While sp, sp², and sp³ hybridizations cover most organic molecules, certain scenarios require more advanced hybridization concepts.

• sp³d and sp³d² Hybridization: Involves the mixing of d-orbitals with s and p orbitals, leading to geometries such as trigonal bipyramidal and octahedral seen in hypervalent molecules like PF₅ and SF₆.
• Bent and Angular Hybridizations: Some molecules exhibit deviations from standard hybridization due to lone pairs or ring strain, affecting σ and π bond arrangements.

3. Orbital Symmetry and Bonding

The concept of orbital symmetry plays a crucial role in determining the feasibility of bond formation.

• Molecular Orbital Overlap: Efficient overlap requires compatible orbital symmetry. For instance, forming a π bond necessitates parallel p-orbital alignment, while σ bonds require end-to-end alignment.
• Symmetry-Adapted Linear Combinations (SALCs): Utilized in MO theory to predict bonding patterns and molecular orbitals based on orbital symmetry.

4. Advanced Bonding Theories

Beyond MO theory, other bonding theories provide deeper insights into σ and π bonds.

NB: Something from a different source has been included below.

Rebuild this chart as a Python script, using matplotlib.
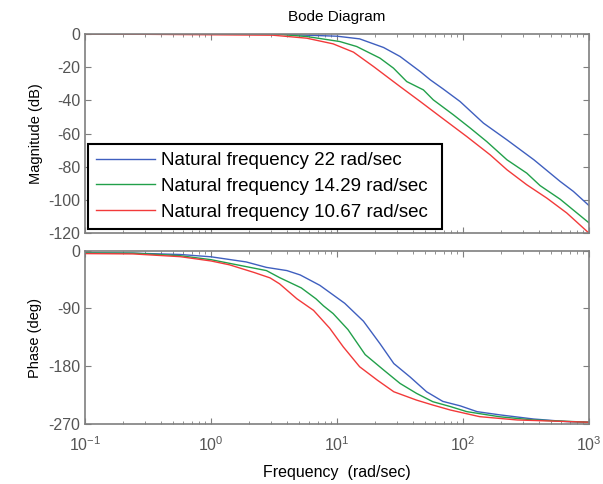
import matplotlib
matplotlib.use('Agg')
import matplotlib.pyplot as plt
from matplotlib.ticker import LogLocator, NullFormatter

plt.rcParams['font.family'] = ['Liberation Sans', 'DejaVu Sans']
plt.rcParams['axes.unicode_minus'] = False

labels = ['Natural frequency 22 rad/sec',
          'Natural frequency 14.29 rad/sec',
          'Natural frequency 10.67 rad/sec']
colors = ['#3f5fbf', '#22a04a', '#f23a3a']

# magnitude (dB)
w_mag_22 = [0.1, 3.1, 5.75, 10, 15.1, 23.4, 31.6, 45.7, 55, 69, 94.6, 145, 223, 365, 589, 750, 1000]
mag_22 = [0, 0, -0.8, -1.4, -3, -8.2, -13.6, -22.7, -27.7, -33, -40.7, -53.7, -63.8, -75.8, -88.8, -94.8, -103.4]

w_mag_14 = [0.1, 3.1, 5.75, 10.5, 14.3, 21.9, 28, 35.7, 48.4, 58, 83.7, 114, 154, 223, 320, 408, 589, 1000]
mag_14 = [0, 0, -1.6, -4.6, -7.6, -14.6, -20.6, -28.7, -33.7, -39.7, -48.7, -56.7, -64.8, -75.8, -83.8, -91.3, -99.5, -113.8]

w_mag_10 = [0.1, 3.1, 5.75, 9.3, 13.5, 19.5, 28, 31.6, 45.7, 65.6, 107, 164, 223, 320, 461, 665, 1000]
mag_10 = [0, -0.8, -2.6, -6, -11, -19.7, -28.7, -31.7, -40.7, -49.7, -61.8, -72.8, -81.8, -90.8, -98.8, -107.8, -120]

# phase (deg)
w_ph_22 = [0.1, 0.24, 0.57, 1.0, 1.9, 2.75, 4.0, 5.1, 7.3, 11.5, 16.2, 21.9, 28.2, 38, 51.3, 69, 95, 129, 195, 363, 661, 1000]
ph_22 = [-3.5, -3.8, -5.9, -9.5, -17.5, -26, -31, -37.8, -54, -82, -110, -145, -176, -197, -220, -235, -242, -251, -256, -262.5, -266.5, -267.5]

w_ph_14 = [0.1, 0.24, 0.57, 1.0, 1.92, 2.75, 3.5, 5.2, 6.8, 7.8, 9.3, 12.2, 16.7, 23.4, 31.6, 42.7, 57.5, 79, 107, 195, 363, 1000]
ph_14 = [-3.5, -3.8, -7.8, -14, -25, -31, -42, -58, -75, -86, -98, -123, -162, -186, -207, -222.5, -235.5, -243, -251, -259, -264, -267.5]

w_ph_10 = [0.1, 0.24, 0.57, 1.0, 1.4, 2.2, 2.94, 3.5, 4.8, 6.5, 8.75, 11.2, 15.1, 20.9, 28.2, 42.7, 57.5, 79, 135, 269, 1000]
ph_10 = [-4.5, -5, -9.3, -16, -22, -34, -42.4, -51.7, -75, -93, -121, -150, -181, -202, -220, -233, -240.7, -248.4, -258.8, -264, -267.5]

mag_ticks = [0, -20, -40, -60, -80, -100, -120]
ph_ticks = [0, -90, -180, -270]

fig = plt.figure(figsize=(6.03, 4.84), dpi=100)
ax1 = fig.add_axes([0.141, 0.518, 0.836, 0.412])
ax2 = fig.add_axes([0.141, 0.123, 0.836, 0.359])

frame = '#7f7f7f'
for ax in (ax1, ax2):
    ax.set_xscale('log')
    ax.set_xlim(0.1, 1000)
    ax.xaxis.set_major_locator(LogLocator(base=10, numticks=10))
    ax.xaxis.set_minor_locator(LogLocator(base=10, subs=range(2, 10), numticks=20))
    ax.xaxis.set_minor_formatter(NullFormatter())
    ax.tick_params(which='both', direction='in', top=True, right=True,
                   color=frame, labelcolor='#555555', labelsize=11.5)
    ax.tick_params(which='major', length=4)
    ax.tick_params(which='minor', length=2)
    for sp in ax.spines.values():
        sp.set_color(frame)
        sp.set_linewidth(1.2)

for w, m, c, lab in zip([w_mag_22, w_mag_14, w_mag_10], [mag_22, mag_14, mag_10], colors, labels):
    ax1.plot(w, m, color=c, lw=1.0, label=lab)
ax1.set_ylim(-120, 0)
ax1.set_yticks(mag_ticks)
ax1.tick_params(axis='x', labelbottom=False)
ax1.set_ylabel('Magnitude (dB)', fontsize=10.5, labelpad=4)
ax1.set_title('Bode Diagram', fontsize=11, pad=9)

leg = ax1.legend(loc='lower left', bbox_to_anchor=(0.006, 0.0215, 0.702, 0.461), mode='expand',
                 borderaxespad=0, fontsize=13.5, fancybox=False, framealpha=1,
                 edgecolor='black', handlelength=3.1, handletextpad=0.35,
                 labelspacing=0.45, borderpad=0.45)
leg.get_frame().set_linewidth(1.5)

for w, p, c in zip([w_ph_22, w_ph_14, w_ph_10], [ph_22, ph_14, ph_10], colors):
    ax2.plot(w, p, color=c, lw=1.0)
ax2.set_ylim(-271, 0)
ax2.set_yticks(ph_ticks)
ax2.set_ylabel('Phase (deg)', fontsize=10.5, labelpad=4)
ax2.set_xlabel('Frequency  (rad/sec)', fontsize=11.5, labelpad=8)
ax2.tick_params(axis='x', pad=8)

fig.savefig('out.png', dpi=100)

• Valence Bond (VB) Theory Enhancements: Incorporates resonance and hybridization to explain bonding in complex molecules, aligning closely with experimental observations.
• Quantum Mechanical Approaches: Utilize principles of quantum mechanics to predict bond angles, bond lengths, and electronic distribution with high precision.

5. Computational Chemistry and Bond Analysis

Computational methods offer tools to model and analyze σ and π bonds in molecules.

• Density Functional Theory (DFT): Allows for the calculation of electronic structures, providing insights into bond strengths, lengths, and reactivities.
• Molecular Dynamics Simulations: Study the behavior of σ and π bonds under various conditions, predicting reaction pathways and energy barriers.

6. Influence of Electronegativity and Orbital Hybridization

Electronegativity and hybridization patterns significantly impact σ and π bond characteristics.

• Electronegativity Differences: Affect bond polarity, which in turn influences electron distribution in σ and π bonds. Highly electronegative atoms can polarize electron density, impacting reactivity.
• Hybridization Effects: Different hybridization states determine the orientation and overlap of orbitals, directly influencing the formation and strength of σ and π bonds.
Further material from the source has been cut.